Will you return, word for word, only the lines from the top of the data below down to and including the one with "minimum width=307pt, minimum"?

----- Dataset records

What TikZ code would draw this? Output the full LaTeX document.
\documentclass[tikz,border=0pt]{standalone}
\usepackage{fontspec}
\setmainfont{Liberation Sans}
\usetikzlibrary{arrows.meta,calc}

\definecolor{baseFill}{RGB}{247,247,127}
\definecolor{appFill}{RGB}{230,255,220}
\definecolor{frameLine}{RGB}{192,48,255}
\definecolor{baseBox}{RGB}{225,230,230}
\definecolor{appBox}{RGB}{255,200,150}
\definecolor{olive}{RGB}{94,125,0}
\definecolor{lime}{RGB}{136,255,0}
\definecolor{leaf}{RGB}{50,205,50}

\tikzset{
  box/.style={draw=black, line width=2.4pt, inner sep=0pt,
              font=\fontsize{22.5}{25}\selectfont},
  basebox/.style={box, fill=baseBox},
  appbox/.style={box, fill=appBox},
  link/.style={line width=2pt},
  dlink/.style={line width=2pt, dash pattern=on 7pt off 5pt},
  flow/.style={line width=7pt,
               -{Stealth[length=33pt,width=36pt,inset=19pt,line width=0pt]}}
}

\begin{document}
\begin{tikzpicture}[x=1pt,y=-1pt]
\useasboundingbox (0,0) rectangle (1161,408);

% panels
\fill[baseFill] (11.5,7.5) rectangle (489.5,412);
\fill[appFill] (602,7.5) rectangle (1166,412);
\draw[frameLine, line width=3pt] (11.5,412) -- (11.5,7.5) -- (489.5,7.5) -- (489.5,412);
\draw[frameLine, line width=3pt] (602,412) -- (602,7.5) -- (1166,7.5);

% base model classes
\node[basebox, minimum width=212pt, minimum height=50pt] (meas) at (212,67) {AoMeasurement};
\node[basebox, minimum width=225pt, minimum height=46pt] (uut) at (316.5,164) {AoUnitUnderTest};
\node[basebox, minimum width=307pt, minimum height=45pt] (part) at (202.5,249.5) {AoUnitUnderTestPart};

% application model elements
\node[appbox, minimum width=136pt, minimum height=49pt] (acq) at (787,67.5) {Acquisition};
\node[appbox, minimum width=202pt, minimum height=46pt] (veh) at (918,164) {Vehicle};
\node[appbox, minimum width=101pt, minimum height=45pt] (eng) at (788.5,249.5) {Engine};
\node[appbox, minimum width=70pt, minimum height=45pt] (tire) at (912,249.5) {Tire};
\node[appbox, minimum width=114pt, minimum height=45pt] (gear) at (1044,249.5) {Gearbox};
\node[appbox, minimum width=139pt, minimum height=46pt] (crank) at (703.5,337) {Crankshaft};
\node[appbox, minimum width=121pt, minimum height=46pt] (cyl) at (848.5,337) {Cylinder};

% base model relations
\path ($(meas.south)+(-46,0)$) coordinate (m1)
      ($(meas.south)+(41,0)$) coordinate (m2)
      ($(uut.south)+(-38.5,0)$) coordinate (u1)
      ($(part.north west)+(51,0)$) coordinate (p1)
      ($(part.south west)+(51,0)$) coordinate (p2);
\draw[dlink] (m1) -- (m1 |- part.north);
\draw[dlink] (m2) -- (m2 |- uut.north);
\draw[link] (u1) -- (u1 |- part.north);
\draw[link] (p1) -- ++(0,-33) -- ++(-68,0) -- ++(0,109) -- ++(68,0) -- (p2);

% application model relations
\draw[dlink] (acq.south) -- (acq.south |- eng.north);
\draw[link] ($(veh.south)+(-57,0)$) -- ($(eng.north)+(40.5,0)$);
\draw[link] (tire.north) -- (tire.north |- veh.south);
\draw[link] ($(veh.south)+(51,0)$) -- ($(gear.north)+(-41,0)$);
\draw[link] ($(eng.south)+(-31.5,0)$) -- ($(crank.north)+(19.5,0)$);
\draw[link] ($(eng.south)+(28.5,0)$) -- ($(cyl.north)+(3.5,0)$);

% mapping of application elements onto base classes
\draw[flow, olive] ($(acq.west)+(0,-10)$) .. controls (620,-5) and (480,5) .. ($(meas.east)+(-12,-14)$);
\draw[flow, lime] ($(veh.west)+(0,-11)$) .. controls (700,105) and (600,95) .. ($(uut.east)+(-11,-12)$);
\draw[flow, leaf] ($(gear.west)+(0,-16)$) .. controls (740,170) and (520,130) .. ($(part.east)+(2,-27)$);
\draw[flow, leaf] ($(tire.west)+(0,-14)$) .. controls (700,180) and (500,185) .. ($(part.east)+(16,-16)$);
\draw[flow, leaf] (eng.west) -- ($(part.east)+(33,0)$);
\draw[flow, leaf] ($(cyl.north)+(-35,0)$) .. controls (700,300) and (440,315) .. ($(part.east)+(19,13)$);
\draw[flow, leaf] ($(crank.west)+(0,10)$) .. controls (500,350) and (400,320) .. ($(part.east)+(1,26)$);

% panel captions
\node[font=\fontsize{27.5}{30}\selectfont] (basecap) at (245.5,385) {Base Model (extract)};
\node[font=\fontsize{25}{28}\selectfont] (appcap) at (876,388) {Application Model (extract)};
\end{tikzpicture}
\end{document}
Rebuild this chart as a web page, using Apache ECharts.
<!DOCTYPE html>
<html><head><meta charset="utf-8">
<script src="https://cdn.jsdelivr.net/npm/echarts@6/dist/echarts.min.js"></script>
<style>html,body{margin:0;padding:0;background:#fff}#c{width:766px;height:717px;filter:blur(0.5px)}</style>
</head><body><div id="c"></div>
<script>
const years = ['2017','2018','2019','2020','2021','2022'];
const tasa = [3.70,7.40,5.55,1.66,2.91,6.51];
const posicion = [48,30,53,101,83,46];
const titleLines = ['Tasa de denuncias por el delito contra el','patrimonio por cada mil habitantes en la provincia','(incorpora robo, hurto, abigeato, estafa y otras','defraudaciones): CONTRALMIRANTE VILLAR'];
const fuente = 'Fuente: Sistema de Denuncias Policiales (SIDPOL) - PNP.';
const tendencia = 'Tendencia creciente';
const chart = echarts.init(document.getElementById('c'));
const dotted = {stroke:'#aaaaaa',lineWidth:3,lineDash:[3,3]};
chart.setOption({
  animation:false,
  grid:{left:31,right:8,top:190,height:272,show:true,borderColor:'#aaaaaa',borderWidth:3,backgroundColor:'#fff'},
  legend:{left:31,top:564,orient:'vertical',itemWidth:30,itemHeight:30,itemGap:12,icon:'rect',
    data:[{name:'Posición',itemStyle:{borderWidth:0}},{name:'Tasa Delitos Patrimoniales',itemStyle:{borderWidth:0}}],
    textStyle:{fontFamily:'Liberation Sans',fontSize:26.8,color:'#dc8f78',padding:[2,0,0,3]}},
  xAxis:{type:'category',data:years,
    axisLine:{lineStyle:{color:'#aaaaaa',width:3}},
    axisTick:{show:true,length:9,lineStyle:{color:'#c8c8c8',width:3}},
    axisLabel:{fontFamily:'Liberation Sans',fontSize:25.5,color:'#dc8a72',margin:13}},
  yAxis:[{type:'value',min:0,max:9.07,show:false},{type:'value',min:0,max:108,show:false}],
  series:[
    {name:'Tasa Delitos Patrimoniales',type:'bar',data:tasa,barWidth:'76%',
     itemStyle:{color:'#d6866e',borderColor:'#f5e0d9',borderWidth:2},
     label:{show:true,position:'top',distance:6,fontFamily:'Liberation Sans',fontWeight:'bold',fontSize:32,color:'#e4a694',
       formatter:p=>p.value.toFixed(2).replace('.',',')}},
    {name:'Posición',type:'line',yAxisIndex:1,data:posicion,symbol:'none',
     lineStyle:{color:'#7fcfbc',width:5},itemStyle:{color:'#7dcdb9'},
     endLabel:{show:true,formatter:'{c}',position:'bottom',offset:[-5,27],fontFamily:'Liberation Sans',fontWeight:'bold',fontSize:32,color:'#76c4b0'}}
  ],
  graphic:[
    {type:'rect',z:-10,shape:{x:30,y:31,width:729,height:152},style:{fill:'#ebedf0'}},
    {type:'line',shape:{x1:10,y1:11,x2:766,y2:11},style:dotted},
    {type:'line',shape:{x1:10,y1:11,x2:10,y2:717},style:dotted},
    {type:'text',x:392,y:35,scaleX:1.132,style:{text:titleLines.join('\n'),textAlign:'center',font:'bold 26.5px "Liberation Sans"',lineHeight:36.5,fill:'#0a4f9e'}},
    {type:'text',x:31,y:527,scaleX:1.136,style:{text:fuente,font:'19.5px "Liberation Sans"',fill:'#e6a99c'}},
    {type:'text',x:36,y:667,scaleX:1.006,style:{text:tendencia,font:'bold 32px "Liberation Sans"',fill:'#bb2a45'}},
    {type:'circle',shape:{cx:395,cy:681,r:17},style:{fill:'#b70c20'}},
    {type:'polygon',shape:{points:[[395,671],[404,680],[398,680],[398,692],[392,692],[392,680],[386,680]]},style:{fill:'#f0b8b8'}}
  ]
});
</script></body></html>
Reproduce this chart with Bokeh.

----------

## Answer to the task
What TikZ code would draw this? Output the full LaTeX document.
\documentclass[tikz,border=0pt]{standalone}
\usepackage{fontspec}
\setmainfont{Liberation Sans}
\usetikzlibrary{arrows.meta,calc}

\definecolor{baseFill}{RGB}{247,247,127}
\definecolor{appFill}{RGB}{230,255,220}
\definecolor{frameLine}{RGB}{192,48,255}
\definecolor{baseBox}{RGB}{225,230,230}
\definecolor{appBox}{RGB}{255,200,150}
\definecolor{olive}{RGB}{94,125,0}
\definecolor{lime}{RGB}{136,255,0}
\definecolor{leaf}{RGB}{50,205,50}

\tikzset{
  box/.style={draw=black, line width=2.4pt, inner sep=0pt,
              font=\fontsize{22.5}{25}\selectfont},
  basebox/.style={box, fill=baseBox},
  appbox/.style={box, fill=appBox},
  link/.style={line width=2pt},
  dlink/.style={line width=2pt, dash pattern=on 7pt off 5pt},
  flow/.style={line width=7pt,
               -{Stealth[length=33pt,width=36pt,inset=19pt,line width=0pt]}}
}

\begin{document}
\begin{tikzpicture}[x=1pt,y=-1pt]
\useasboundingbox (0,0) rectangle (1161,408);

% panels
\fill[baseFill] (11.5,7.5) rectangle (489.5,412);
\fill[appFill] (602,7.5) rectangle (1166,412);
\draw[frameLine, line width=3pt] (11.5,412) -- (11.5,7.5) -- (489.5,7.5) -- (489.5,412);
\draw[frameLine, line width=3pt] (602,412) -- (602,7.5) -- (1166,7.5);

% base model classes
\node[basebox, minimum width=212pt, minimum height=50pt] (meas) at (212,67) {AoMeasurement};
\node[basebox, minimum width=225pt, minimum height=46pt] (uut) at (316.5,164) {AoUnitUnderTest};
\node[basebox, minimum width=307pt, minimum height=45pt] (part) at (202.5,249.5) {AoUnitUnderTestPart};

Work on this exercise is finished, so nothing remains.